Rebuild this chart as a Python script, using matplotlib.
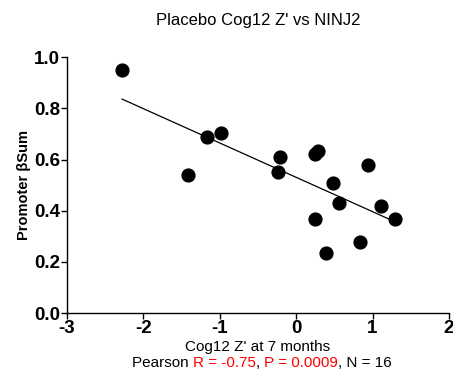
import matplotlib
matplotlib.use('Agg')
import matplotlib.pyplot as plt
import numpy as np

plt.rcParams['font.family'] = ['Liberation Sans', 'DejaVu Sans']

# Cog12 Z' at 7 months vs promoter beta sum
cog12_z = [-2.28, -1.42, -1.17, -0.98, -0.21, -0.24, 0.25, 0.28,
           0.94, 0.48, 0.56, 1.11, 1.30, 0.25, 0.84, 0.39]
beta_sum = [0.949, 0.539, 0.689, 0.704, 0.608, 0.550, 0.620, 0.634,
            0.578, 0.508, 0.431, 0.419, 0.367, 0.367, 0.277, 0.234]
x_ticks = [-3, -2, -1, 0, 1, 2]
y_ticks = [0.0, 0.2, 0.4, 0.6, 0.8, 1.0]

W, H = 453, 371
fig = plt.figure(figsize=(W / 100, H / 100), dpi=100)
ax = fig.add_axes([0.148, 0.156, 0.843, 0.69])

ax.scatter(cog12_z, beta_sum, s=85, color='black', zorder=3)

# linear fit over data range
slope, intercept = np.polyfit(cog12_z, beta_sum, 1)
xs = np.array([min(cog12_z), max(cog12_z)])
ax.plot(xs, slope * xs + intercept, color='black', lw=0.9)

ax.set_xlim(-3, 2)
ax.set_ylim(0, 1.0)
ax.set_xticks(x_ticks)
ax.set_yticks(y_ticks)
ax.set_xticklabels([str(t) for t in x_ticks])
ax.set_yticklabels(['%.1f' % t for t in y_ticks])
ax.tick_params(labelsize=13.5, width=1, length=4, pad=1)
for lab in ax.get_xticklabels() + ax.get_yticklabels():
    lab.set_fontweight('bold')
for s in ['top', 'right']:
    ax.spines[s].set_visible(False)
for s in ['left', 'bottom']:
    ax.spines[s].set_linewidth(1)

fig.text(258 / W, 1 - 21 / H, "Placebo Cog12 Z' vs NINJ2", fontsize=12,
         ha='center', va='center')
fig.text(258 / W, 1 - 347 / H, "Cog12 Z' at 7 months", fontsize=11,
         ha='center', va='center')
ax.set_ylabel('Promoter \u03b2Sum', fontsize=10.5, fontweight='bold', labelpad=2)

# stats line with red parts
pieces = [('Pearson ', 'black'), ('R = -0.75', 'red'), (', ', 'black'),
          ('P = 0.0009', 'red'), (', N = 16', 'black')]
fig.canvas.draw()
renderer = fig.canvas.get_renderer()
texts = []
for txt, col in pieces:
    texts.append(fig.text(0, 1 - 363 / H, txt, color=col, fontsize=11, va='center'))
widths = [t.get_window_extent(renderer).width for t in texts]
x0 = 262 - sum(widths) / 2
for t, w in zip(texts, widths):
    t.set_x(x0 / W)
    x0 += w

fig.savefig('out.png', dpi=100)
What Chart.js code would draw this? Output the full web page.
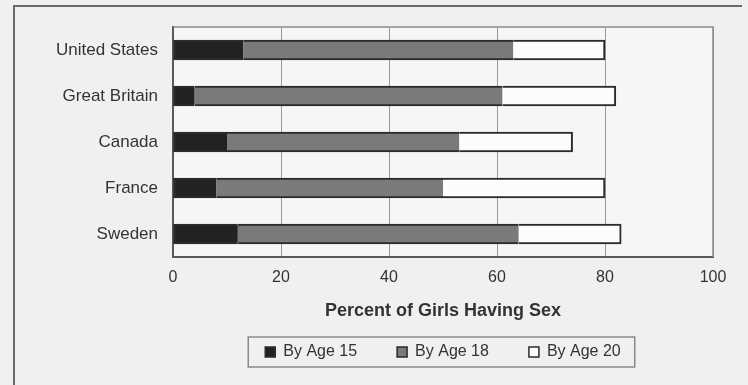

## The exercise
Quote the preceding listing precisely and completely, omitting its images.

## Answer
Rebuild this chart as a Python script, using matplotlib.
import matplotlib
matplotlib.use('Agg')
import matplotlib.pyplot as plt
import numpy as np

plt.rcParams['font.family'] = ['Liberation Sans', 'DejaVu Sans']

# Cog12 Z' at 7 months vs promoter beta sum
cog12_z = [-2.28, -1.42, -1.17, -0.98, -0.21, -0.24, 0.25, 0.28,
           0.94, 0.48, 0.56, 1.11, 1.30, 0.25, 0.84, 0.39]
beta_sum = [0.949, 0.539, 0.689, 0.704, 0.608, 0.550, 0.620, 0.634,
            0.578, 0.508, 0.431, 0.419, 0.367, 0.367, 0.277, 0.234]
x_ticks = [-3, -2, -1, 0, 1, 2]
y_ticks = [0.0, 0.2, 0.4, 0.6, 0.8, 1.0]

W, H = 453, 371
fig = plt.figure(figsize=(W / 100, H / 100), dpi=100)
ax = fig.add_axes([0.148, 0.156, 0.843, 0.69])

ax.scatter(cog12_z, beta_sum, s=85, color='black', zorder=3)

# linear fit over data range
slope, intercept = np.polyfit(cog12_z, beta_sum, 1)
xs = np.array([min(cog12_z), max(cog12_z)])
ax.plot(xs, slope * xs + intercept, color='black', lw=0.9)

ax.set_xlim(-3, 2)
ax.set_ylim(0, 1.0)
ax.set_xticks(x_ticks)
ax.set_yticks(y_ticks)
ax.set_xticklabels([str(t) for t in x_ticks])
ax.set_yticklabels(['%.1f' % t for t in y_ticks])
ax.tick_params(labelsize=13.5, width=1, length=4, pad=1)
for lab in ax.get_xticklabels() + ax.get_yticklabels():
    lab.set_fontweight('bold')
for s in ['top', 'right']:
    ax.spines[s].set_visible(False)
for s in ['left', 'bottom']:
    ax.spines[s].set_linewidth(1)

fig.text(258 / W, 1 - 21 / H, "Placebo Cog12 Z' vs NINJ2", fontsize=12,
         ha='center', va='center')
fig.text(258 / W, 1 - 347 / H, "Cog12 Z' at 7 months", fontsize=11,
         ha='center', va='center')
ax.set_ylabel('Promoter \u03b2Sum', fontsize=10.5, fontweight='bold', labelpad=2)

# stats line with red parts
pieces = [('Pearson ', 'black'), ('R = -0.75', 'red'), (', ', 'black'),
          ('P = 0.0009', 'red'), (', N = 16', 'black')]
fig.canvas.draw()
renderer = fig.canvas.get_renderer()
texts = []
for txt, col in pieces:
    texts.append(fig.text(0, 1 - 363 / H, txt, color=col, fontsize=11, va='center'))
widths = [t.get_window_extent(renderer).width for t in texts]
x0 = 262 - sum(widths) / 2
for t, w in zip(texts, widths):
    t.set_x(x0 / W)
    x0 += w

fig.savefig('out.png', dpi=100)
What Chart.js code would draw this? Output the full web page.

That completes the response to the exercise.